Kisumu Governor Prof. Anyang’ Nyong’o has called for a radical shift in Africa’s development model, insisting that the continent’s economic independence will be built from the ground up through empowered counties, townships and intermediary cities.
Speaking at the inaugural Africa Smart Cities and Townships Alliance (ASCA) Summit in Kisumu, Prof. Nyong’o said the time had come for local governments to take centre stage in shaping Africa’s urban renaissance.
“The future of Africa’s development is local. The future of our economic renaissance is local. The future of our economic independence and growth is local,” the Governor declared.
He noted that devolution in Kenya had already proven the value of decentralisation, ensuring that development is locally owned and driven, lauding county assemblies as pillars of representative democracy tasked with oversight and accountability.
Nyong’o described ASCA as a movement to transform African cities and townships into inclusive, digitally enabled and resilient spaces.
“As Kisumu hosts ASCA, we are not just convening a summit.
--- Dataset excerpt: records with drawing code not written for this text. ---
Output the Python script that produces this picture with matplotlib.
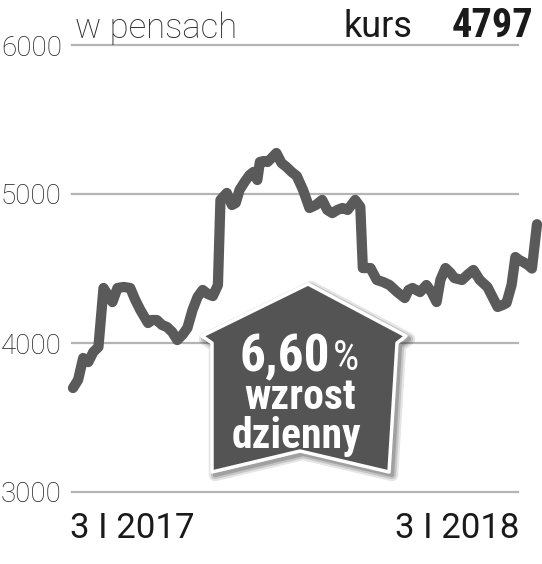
import matplotlib
matplotlib.use("Agg")
import matplotlib.pyplot as plt
from matplotlib import font_manager
from matplotlib.patches import Polygon
import numpy as np

# ---- data ----
days = [0, 4, 8, 12, 16, 20, 24, 28, 31, 35, 40, 45, 49, 53, 59, 62, 66, 70, 74, 78,
        82, 86, 90, 94, 98, 102, 106, 110, 114, 116, 121, 125, 128, 131, 135, 139, 142,
        145, 147, 150, 153, 157, 160, 164, 168, 172, 176, 181, 186, 191, 196, 200, 204,
        208, 212, 216, 222, 226, 228, 234, 239, 244, 249, 255, 261, 264, 267, 273, 278,
        282, 286, 289, 293, 297, 300, 306, 311, 315, 320, 326, 330, 334, 338, 341, 345,
        348, 351, 354, 358, 361, 365]
values = [3698, 3752, 3899, 3872, 3940, 3973, 4369, 4315, 4275, 4369, 4376, 4369, 4289,
          4221, 4134, 4154, 4154, 4121, 4107, 4074, 4020, 4054, 4101, 4221, 4309, 4356,
          4329, 4315, 4389, 4960, 5007, 4926, 4940, 5027, 5081, 5128, 5148, 5094, 5215,
          5221, 5215, 5248, 5275, 5208, 5181, 5148, 5121, 5027, 4906, 4926, 4960, 4893,
          4872, 4893, 4906, 4893, 4960, 4913, 4503, 4503, 4423, 4409, 4389, 4342, 4302,
          4356, 4369, 4342, 4389, 4342, 4275, 4423, 4503, 4470, 4436, 4423, 4463, 4490,
          4423, 4376, 4309, 4242, 4255, 4268, 4389, 4577, 4557, 4544, 4523, 4500, 4797]
y_ticks = [3000, 4000, 5000, 6000]
y_labels = ["3000", "4000", "5000", "6000"]
x_labels = ["3 I 2017", "3 I 2018"]
unit_label = "w pensach"
rate_label = "kurs"
rate_value = "4797"
change_pct = "6,60"
change_words = ["wzrost", "dzienny"]

# ---- fonts ----
def available(name):
    try:
        font_manager.findfont(font_manager.FontProperties(family=name), fallback_to_default=False)
        return True
    except Exception:
        return False

cond = "Roboto"
for cand in ["Roboto Condensed", "Liberation Sans Narrow", "DejaVu Sans Condensed"]:
    if available(cand):
        cond = cand
        break

W, H = 542, 564
fig = plt.figure(figsize=(W / 100, H / 100), dpi=100)

def fx(px):
    return px / W

def fy(py):
    return 1 - py / H

ax = fig.add_axes([fx(73), fy(492), (537 - 73) / W, (492 - 45) / H])
ax.set_xlim(0, 365)
ax.set_ylim(3000, 6000)
for s in ax.spines.values():
    s.set_visible(False)
ax.set_xticks([])
ax.set_yticks(y_ticks)
ax.set_yticklabels(y_labels, fontfamily="Roboto", fontweight="light", fontsize=20, color="#1e1e1e")
ax.tick_params(axis="y", length=0, pad=8)

for yv in y_ticks:
    ax.axhline(yv, xmin=-0.002, xmax=0.959, color="#b4b4b4", lw=1.6, clip_on=False, zorder=1)

ax.plot(days, values, color="#5a5a5a", lw=7.4, solid_joinstyle="round",
        solid_capstyle="round", clip_on=False, zorder=3)

# header texts
fig.text(fx(75), fy(38), unit_label, fontfamily="Roboto", fontweight="light",
         fontsize=25, color="#2a2a2a", va="baseline", ha="left")
fig.text(fx(344), fy(37), rate_label, fontfamily="Roboto", fontweight="normal",
         fontsize=26, color="#1a1a1a", va="baseline", ha="left")
fig.text(fx(533), fy(37), rate_value, fontfamily=cond, fontweight="bold",
         fontsize=29, color="#1a1a1a", va="baseline", ha="right")

# x labels
fig.text(fx(70), fy(538), x_labels[0], fontfamily="Roboto", fontweight="normal",
         fontsize=25, color="#1a1a1a", va="baseline", ha="left")
fig.text(fx(519), fy(538), x_labels[1], fontfamily="Roboto", fontweight="normal",
         fontsize=25, color="#1a1a1a", va="baseline", ha="right")

# arrow
arrow_px = [(308, 284), (406, 336), (397, 343), (389, 472), (300, 451),
            (212, 472), (212, 343), (202, 336)]
shadow = [(fx(x + 3), fy(y + 3)) for x, y in arrow_px]
for k, a in enumerate([0.10, 0.14, 0.18]):
    fig.add_artist(Polygon(shadow, closed=True, transform=fig.transFigure,
                           facecolor="none", edgecolor="#000000", lw=9 - 3 * k,
                           alpha=a, joinstyle="round", zorder=4))
fig.add_artist(Polygon([(fx(x), fy(y)) for x, y in arrow_px], closed=True,
                       transform=fig.transFigure, facecolor="#545454",
                       edgecolor="white", lw=2.5, joinstyle="round", zorder=5))

fig.text(fx(239), fy(371), change_pct, fontfamily=cond, fontweight="bold",
         fontsize=37, color="white", va="baseline", ha="left", zorder=6)
fig.text(fx(333), fy(370), "%", fontfamily=cond, fontweight="normal",
         fontsize=30, color="white", va="baseline", ha="left", zorder=6)
fig.text(fx(300), fy(409), change_words[0], fontfamily=cond, fontweight="bold",
         fontsize=30, color="white", va="baseline", ha="center", zorder=6)
fig.text(fx(296), fy(448), change_words[1], fontfamily=cond, fontweight="bold",
         fontsize=30, color="white", va="baseline", ha="center", zorder=6)

fig.savefig("out.png", dpi=100, facecolor="white")
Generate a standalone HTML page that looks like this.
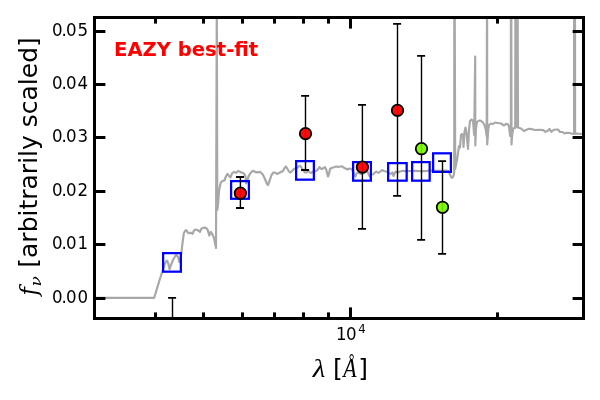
<!DOCTYPE html>
<html lang="en"><head><meta charset="utf-8"><title>EAZY best-fit</title>
<style>html,body{margin:0;padding:0;background:#fff;}body{width:600px;height:400px;overflow:hidden;}svg{display:block;}text{font-family:"DejaVu Sans","Liberation Sans",sans-serif;fill:#000;}.m{font-family:"Liberation Serif","DejaVu Serif",serif;font-style:italic;}.d{font-family:"DejaVu Serif","Liberation Serif",serif;font-style:italic;}</style></head><body>
<svg width="600" height="400" viewBox="0 0 600 400">
<rect x="0" y="0" width="600" height="400" fill="#fff"/>
<defs><clipPath id="ax"><rect x="94.5" y="17.5" width="489.00" height="301.00"/></clipPath></defs>
<g clip-path="url(#ax)">
<polyline points="94.6,297.8 154.2,297.8 160.2,278.0 162.8,270.0 164.7,264.0 166.2,261.2 167.2,260.6 168.4,264.0 169.6,269.2 171.0,265.0 173.0,260.0 175.0,256.5 176.3,254.7 178.0,257.0 179.5,262.2 180.6,258.0 181.5,252.0 182.5,243.0 183.8,233.5 185.0,231.0 186.2,230.2 187.5,232.0 188.5,233.2 190.5,232.7 192.5,233.8 194.0,230.5 195.7,229.5 197.5,230.0 200.0,231.8 201.5,228.5 203.5,227.8 205.5,227.6 207.2,229.0 208.2,231.5 209.2,235.5 210.8,232.0 212.2,234.0 214.0,238.0 215.0,243.0 216.0,248.0 216.8,0.0 217.3,210.0 218.2,203.0 219.0,191.0 220.5,183.4 222.0,181.2 224.5,180.4 225.5,177.4 227.5,173.9 229.0,175.9 230.5,177.4 232.0,173.4 234.0,171.9 236.0,172.9 238.0,170.9 240.0,171.9 241.5,172.4 244.0,173.4 245.5,176.4 246.2,183.4 247.5,180.4 248.5,176.4 250.0,173.9 252.0,171.4 253.5,170.9 255.0,171.9 257.0,172.4 260.0,171.9 262.5,174.0 265.0,179.0 267.0,184.0 268.0,185.0 269.5,181.0 271.5,175.0 273.5,172.5 275.0,172.5 277.0,174.0 280.0,172.5 283.0,171.0 284.5,168.0 286.0,166.5 287.5,169.0 289.0,171.5 290.5,172.5 292.5,170.5 294.5,168.5 296.5,168.5 298.5,166.5 300.0,165.8 301.5,167.5 303.0,170.0 305.0,172.5 306.5,172.5 308.0,171.0 310.0,172.5 311.5,173.0 313.0,171.5 315.0,171.2 317.0,170.5 318.5,168.5 319.5,167.0 320.5,168.5 322.0,169.0 323.5,168.0 325.0,167.2 326.2,169.5 327.2,173.5 328.0,176.5 329.0,174.0 330.0,169.0 331.5,168.0 334.0,167.2 336.0,166.5 338.5,166.8 340.5,166.5 342.0,166.2 343.5,167.5 345.5,168.5 347.5,169.5 349.5,168.5 351.5,169.0 353.0,171.5 354.5,175.5 355.5,176.5 356.5,173.5 358.5,172.5 360.5,174.0 363.0,173.5 366.0,172.0 367.5,171.5 369.0,175.0 369.8,176.5 371.0,174.0 373.0,174.5 375.0,172.5 376.5,171.5 378.5,173.0 380.5,171.5 382.0,170.0 384.0,171.0 386.0,171.5 388.5,172.5 390.0,174.0 391.5,173.5 392.5,172.5 393.5,176.0 394.5,173.5 396.0,171.5 398.0,172.5 400.0,171.5 403.0,170.8 406.0,171.2 410.0,171.0 415.0,170.8 420.0,171.2 425.0,171.2 430.0,170.5 435.0,170.8 440.0,170.8 445.0,170.5 448.0,170.8 449.6,173.5 451.0,177.0 452.4,177.8 453.5,176.0 454.2,172.0 454.3,0.0 454.7,0.0 455.2,169.0 457.0,160.0 458.0,153.0 459.0,146.0 460.0,147.5 461.0,135.0 462.0,134.0 463.0,135.0 463.5,147.0 464.5,132.0 465.5,127.5 466.5,133.0 468.0,149.0 469.0,130.0 470.0,121.0 471.5,119.5 473.0,121.0 474.2,135.0 475.2,56.5 475.3,145.5 476.0,128.0 477.0,122.0 479.0,120.5 481.0,120.8 483.0,122.5 484.5,125.0 485.8,130.0 486.7,136.0 487.0,0.0 487.1,0.0 487.2,144.5 488.2,130.0 489.0,125.0 491.0,123.5 493.0,124.0 495.0,122.5 497.0,123.0 498.0,123.0 501.0,123.5 504.0,125.5 506.0,123.8 507.5,124.0 509.0,126.0 510.1,136.0 510.9,130.0 510.9,0.0 511.3,0.0 511.5,144.5 512.3,134.0 513.3,128.3 515.2,128.0 515.4,0.0 516.0,127.0 516.5,0.0 517.0,127.0 517.5,0.0 517.6,0.0 518.0,127.5 519.5,128.0 521.0,128.5 524.0,131.0 526.0,130.0 529.0,128.8 532.0,129.2 535.0,130.0 539.0,129.8 543.0,130.0 545.5,131.8 547.5,131.0 549.5,129.0 551.5,131.8 553.5,130.0 556.0,129.5 558.0,129.5 560.0,132.0 562.5,132.0 564.5,133.5 566.5,132.8 570.0,133.0 573.0,134.0 574.1,133.5 574.1,0.0 575.0,0.0 575.1,134.0 577.0,133.5 581.5,134.0 584.0,134.0" fill="none" stroke="#a8a8a8" stroke-width="2.18" stroke-linejoin="round" stroke-linecap="butt"/>
<rect x="163.12" y="253.12" width="17.75" height="18.55" fill="none" stroke="#0000ff" stroke-width="2.25"/>
<rect x="231.12" y="181.12" width="17.75" height="17.65" fill="none" stroke="#0000ff" stroke-width="2.25"/>
<rect x="296.12" y="161.12" width="17.75" height="18.55" fill="none" stroke="#0000ff" stroke-width="2.25"/>
<rect x="353.12" y="162.12" width="17.75" height="18.55" fill="none" stroke="#0000ff" stroke-width="2.25"/>
<rect x="388.12" y="163.12" width="18.55" height="17.55" fill="none" stroke="#0000ff" stroke-width="2.25"/>
<rect x="412.12" y="162.12" width="17.55" height="18.55" fill="none" stroke="#0000ff" stroke-width="2.25"/>
<rect x="433.12" y="153.32" width="17.75" height="18.55" fill="none" stroke="#0000ff" stroke-width="2.25"/>
<g stroke="#000">
<line x1="172.5" y1="297.8" x2="172.5" y2="380" stroke-width="1.4"/>
<line x1="168.10" y1="297.8" x2="176.10" y2="297.8" stroke-width="1.8"/>
<line x1="168.10" y1="380" x2="176.10" y2="380" stroke-width="1.8"/>
</g>
<g stroke="#000">
<line x1="240.4" y1="177.0" x2="240.4" y2="208.0" stroke-width="1.4"/>
<line x1="236.00" y1="177.0" x2="244.00" y2="177.0" stroke-width="1.8"/>
<line x1="236.00" y1="208.0" x2="244.00" y2="208.0" stroke-width="1.8"/>
</g>
<g stroke="#000">
<line x1="305.5" y1="95.8" x2="305.5" y2="170.0" stroke-width="1.4"/>
<line x1="301.10" y1="95.8" x2="309.10" y2="95.8" stroke-width="1.8"/>
<line x1="301.10" y1="170.0" x2="309.10" y2="170.0" stroke-width="1.8"/>
</g>
<g stroke="#000">
<line x1="362.4" y1="104.8" x2="362.4" y2="228.8" stroke-width="1.4"/>
<line x1="358.00" y1="104.8" x2="366.00" y2="104.8" stroke-width="1.8"/>
<line x1="358.00" y1="228.8" x2="366.00" y2="228.8" stroke-width="1.8"/>
</g>
<g stroke="#000">
<line x1="397.5" y1="23.95" x2="397.5" y2="195.8" stroke-width="1.4"/>
<line x1="393.10" y1="23.95" x2="401.10" y2="23.95" stroke-width="1.8"/>
<line x1="393.10" y1="195.8" x2="401.10" y2="195.8" stroke-width="1.8"/>
</g>
<g stroke="#000">
<line x1="421.5" y1="55.9" x2="421.5" y2="239.8" stroke-width="1.4"/>
<line x1="417.10" y1="55.9" x2="425.10" y2="55.9" stroke-width="1.8"/>
<line x1="417.10" y1="239.8" x2="425.10" y2="239.8" stroke-width="1.8"/>
</g>
<g stroke="#000">
<line x1="442.5" y1="161.1" x2="442.5" y2="253.8" stroke-width="1.4"/>
<line x1="438.10" y1="161.1" x2="446.10" y2="161.1" stroke-width="1.8"/>
<line x1="438.10" y1="253.8" x2="446.10" y2="253.8" stroke-width="1.8"/>
</g>
<circle cx="240.4" cy="193.2" r="5.75" fill="#ff0a0a" stroke="#000" stroke-width="1.75"/>
<line x1="240.4" y1="188.32" x2="240.4" y2="198.07" stroke="#000" stroke-opacity="0.16" stroke-width="1.4"/>
<circle cx="305.5" cy="133.65" r="5.75" fill="#ff0a0a" stroke="#000" stroke-width="1.75"/>
<line x1="305.5" y1="128.78" x2="305.5" y2="138.53" stroke="#000" stroke-opacity="0.16" stroke-width="1.4"/>
<circle cx="362.4" cy="167.15" r="5.75" fill="#ff0a0a" stroke="#000" stroke-width="1.75"/>
<line x1="362.4" y1="162.28" x2="362.4" y2="172.03" stroke="#000" stroke-opacity="0.16" stroke-width="1.4"/>
<circle cx="397.5" cy="110.4" r="5.75" fill="#ff0a0a" stroke="#000" stroke-width="1.75"/>
<line x1="397.5" y1="105.53" x2="397.5" y2="115.28" stroke="#000" stroke-opacity="0.16" stroke-width="1.4"/>
<circle cx="421.5" cy="148.7" r="5.75" fill="#80fc0c" stroke="#000" stroke-width="1.75"/>
<line x1="421.5" y1="143.82" x2="421.5" y2="153.57" stroke="#000" stroke-opacity="0.16" stroke-width="1.4"/>
<circle cx="442.5" cy="207.3" r="5.75" fill="#80fc0c" stroke="#000" stroke-width="1.75"/>
<line x1="442.5" y1="202.43" x2="442.5" y2="212.18" stroke="#000" stroke-opacity="0.16" stroke-width="1.4"/>
</g>
<g fill="#000">
<rect x="154.0" y="312.40" width="3" height="6.10"/>
<rect x="154.0" y="17.5" width="3" height="6.10"/>
<rect x="202.0" y="312.40" width="3" height="6.10"/>
<rect x="202.0" y="17.5" width="3" height="6.10"/>
<rect x="241.0" y="312.40" width="3" height="6.10"/>
<rect x="241.0" y="17.5" width="3" height="6.10"/>
<rect x="273.0" y="312.40" width="3" height="6.10"/>
<rect x="273.0" y="17.5" width="3" height="6.10"/>
<rect x="302.0" y="312.40" width="3" height="6.10"/>
<rect x="302.0" y="17.5" width="3" height="6.10"/>
<rect x="327.0" y="312.40" width="3" height="6.10"/>
<rect x="327.0" y="17.5" width="3" height="6.10"/>
<rect x="349.0" y="307.40" width="3" height="11.10"/>
<rect x="349.0" y="17.5" width="3" height="11.10"/>
<rect x="496.0" y="312.40" width="3" height="6.10"/>
<rect x="496.0" y="17.5" width="3" height="6.10"/>
<rect x="94.5" y="297.0" width="10.90" height="3"/>
<rect x="572.60" y="297.0" width="10.90" height="3"/>
<rect x="94.5" y="243.0" width="10.90" height="3"/>
<rect x="572.60" y="243.0" width="10.90" height="3"/>
<rect x="94.5" y="190.0" width="10.90" height="3"/>
<rect x="572.60" y="190.0" width="10.90" height="3"/>
<rect x="94.5" y="136.0" width="10.90" height="3"/>
<rect x="572.60" y="136.0" width="10.90" height="3"/>
<rect x="94.5" y="83.0" width="10.90" height="3"/>
<rect x="572.60" y="83.0" width="10.90" height="3"/>
<rect x="94.5" y="30.0" width="10.90" height="3"/>
<rect x="572.60" y="30.0" width="10.90" height="3"/>
</g>
<rect x="94.5" y="17.5" width="489.00" height="301.00" fill="none" stroke="#000" stroke-width="3" stroke-linejoin="miter"/>
<text transform="translate(0,303.00) scale(1,1.1)" font-size="16.67" x="52.0 61.5 66.1 77.6" y="0">0.00</text>
<text transform="translate(0,249.00) scale(1,1.1)" font-size="16.67" x="52.0 61.5 66.1 77.6" y="0">0.01</text>
<text transform="translate(0,196.00) scale(1,1.1)" font-size="16.67" x="52.0 61.5 66.1 77.6" y="0">0.02</text>
<text transform="translate(0,142.00) scale(1,1.1)" font-size="16.67" x="52.0 61.5 66.1 77.6" y="0">0.03</text>
<text transform="translate(0,89.00) scale(1,1.1)" font-size="16.67" x="52.0 61.5 66.1 77.6" y="0">0.04</text>
<text transform="translate(0,36.00) scale(1,1.1)" font-size="16.67" x="52.0 61.5 66.1 77.6" y="0">0.05</text>
<text transform="translate(0,339.8) scale(1,1.05)" font-size="16.67" x="336.0 346.1" y="0">10<tspan font-size="11.67" x="358.3" y="-6.5">4</tspan></text>
<text transform="translate(114.0,55.8) scale(1.009,1)" font-size="19.44" font-weight="bold" style="fill:#ff0000">EAZY best-fit</text>
<text class="m" transform="translate(312.7,377.4) scale(1.17,1)" font-size="25">λ</text>
<text x="332.9" y="377.4" font-size="25">[</text>
<text class="m" transform="translate(343.3,377.4) scale(0.87,1.12)" font-size="25">Å</text>
<text x="358.2" y="377.4" font-size="25">]</text>
<g transform="translate(37.0,0) rotate(-90)">
<text id="yf" class="d" transform="translate(-295.4,0) scale(0.91,1)" font-size="25">f</text>
<text id="ynu" class="d" transform="translate(-286.4,3.7) scale(1.1,1)" font-size="15.5">ν</text>
<text id="ytxt" x="-37.2" y="0" font-size="25" text-anchor="end">[arbitrarily scaled]</text>
</g>
</svg></body></html>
We are igniting a movement to bring innovation, sustainability and dignity to Africa’s urban future,” he said.
Unlike global models that emphasis skyscrapers and high-speed transport, he argued, Africa’s reality, he said, demands solutions tailored to informal settlements, peri-urban communities and township economies.
“Six out of ten urban dwellers in Africa live in informal settlements. Any smart city strategy we adopt must be inclusive and grounded in these realities,” he stressed, citing opportunities in community-driven waste recycling, solar-powered micro grids and digital platforms to unlock informal economies.
ASCA’s vision, he said, must rest on five pillars: investment in affordable digital infrastructure; creation of innovation hubs to nurture local entrepreneurship; capacity building for municipalities; supportive policy frameworks; and robust public-private partnerships.
He challenged policymakers, investors and urban planners to use technology as a tool for solving real problems from waste management and housing to energy and transport rather than chasing foreign models.
“The goal is not to replicate Abu Dhabi or Singapore. It is to build African models of smart urban development that work for our people, our economies and our cultures,” he said.
Looking beyond Kisumu, the Governor urged ASCA to forge a strategic alliance with the United Cities and Local Governments of Africa (UCLGA), a continental body with long experience lobbying for decentralisation and resource mobilisation.
He argued that merging UCLGA’s institutional weight with ASCA’s grassroots, citizen-focused networks would create a powerful voice for Africa’s cities on the global stage.
“Imagine combining UCLGA’s powerful advocacy machinery with ASCA’s vibrant, people-focused network. Instead of two voices, we will have a single chorus impossible to ignore,” he said.
Such a partnership, he said, would empower local governments financially and politically, ensure innovative solutions are scaled across the continent, and make African cities more attractive to international development partners.